I won’t believe in God until “Thou shalt puffeth, puffeth once more and passeth to your neighbor” becomes a Commandment.
Whoever decided to spell it Albuquerque instead of Albakirky. You’re a fuquing quoqusuquer
got an email from my bank saying “is your 401k enough to retire on” and it’s like you are my bank you know it is not
Oh dear… I should get out of the way, he’s probably trying to catch a bad guy.
-me getting pulled over
did you ever just eat something because your mouth was closer than the garbage?
sorry for the inconvenience but the park will be closing for one hour because we accidentally made one of the dinosaurs too big
[trick or treating]
“Oh, what a cute little…what’s she doing?”
Me: potty training.
“In my pumpkin?!”
Me: She likes the heated seat.
According to my iPhone 6, I could commit a heinous crime, without using gloves, and have a different fingerprint just minutes later
My 3yo and 4yo are screaming at each other about privacy. Isn’t it ironic?
Parenthood is mostly making sure your kids eat healthy but also occasionally giving them fast food so your liver stays healthy
I suffer from premature procrastination. It’s when you procrastinate before even receiving a task…
A curious tradition — to look at a newborn baby and say to yourself, “Because of your DNA, one day you will rule over me.”
[Calls an ex]
Ex: Hello
Me: Remember how you lied about everything
Ex: Why are you doing this
Me: It’s Throwback Thursday
I hate all the “creepy clown” news. I’m having a clown solidarity march at dusk near an abandoned insane asylum. Need a calliope player.
Trying to remember if I ever promised anyone I’d do something “the next time there’s a total solar eclipse” just to get them off my back
Me: You really can’t describe the thrill of the hunt until you’re in the thick of it. Exhilarating!
Cashier: Sir, those items are always buy one, get one free all year.
she left me for good. what am i suposed to do now?
“…there ar plenty of fish in the sea”
OK DUDE FOR THE LAST TIME IM NOT GONA DATE A FISH
The airport is a lawless place. 7am? Drink a beer. Tired? Sleep on the floor. Hungry? Chips now cost $17
I ordered a pair of shoes delivered to my house. I’m too excited to wait at home so I’m camping out at the end of my street. Send snacks?
That show “Catfish” should just be called “People Who Have Never Heard of Google.”
[toddler saves Michael Cera from drowning]
My therapist doesn’t believe in werewolves so I left my last session with more problems than when I arrived.

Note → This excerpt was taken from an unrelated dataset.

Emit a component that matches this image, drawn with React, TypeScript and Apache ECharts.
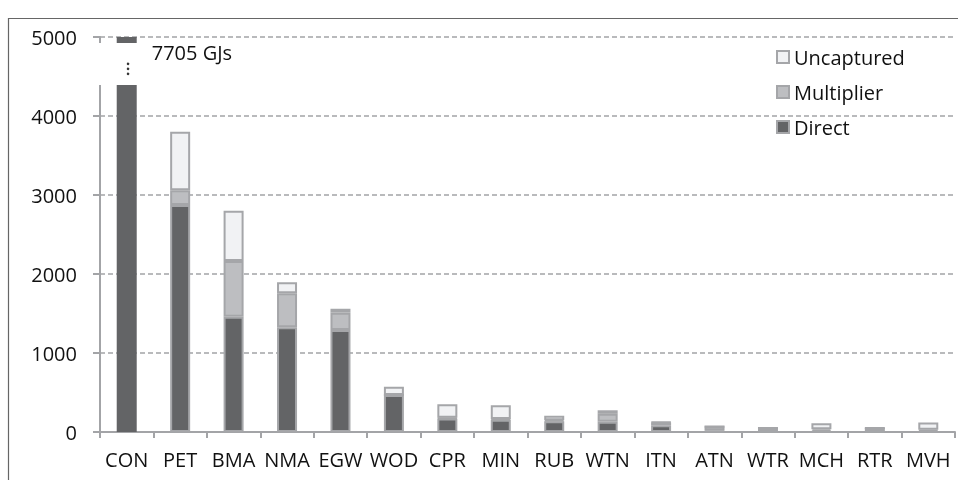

gossiping friend: don’t breathe a word of this to anyone
me: don’t worry I only breathe air
My Pops told me that you can’t go around trying to save everyone. They have to save themselves. He was a terrible lifeguard.
At the last supper Jesus was probably like it would be way more comfortable for everyone if some of you sat on the other side of the table
I get it crossfitters, if I did that I’d be angry, too.
How funny would it be if NASA discovered a sign on Mars that read, “Congratulations humans, level 1 completed!”
A horse-drawn carriage sounds really romantic until you realize horses can’t even hold a pen and the carriage just looks like a scribble.
$20 to go through a corn maze? That’s $20 more than I expect to pay for a walk through vegetables.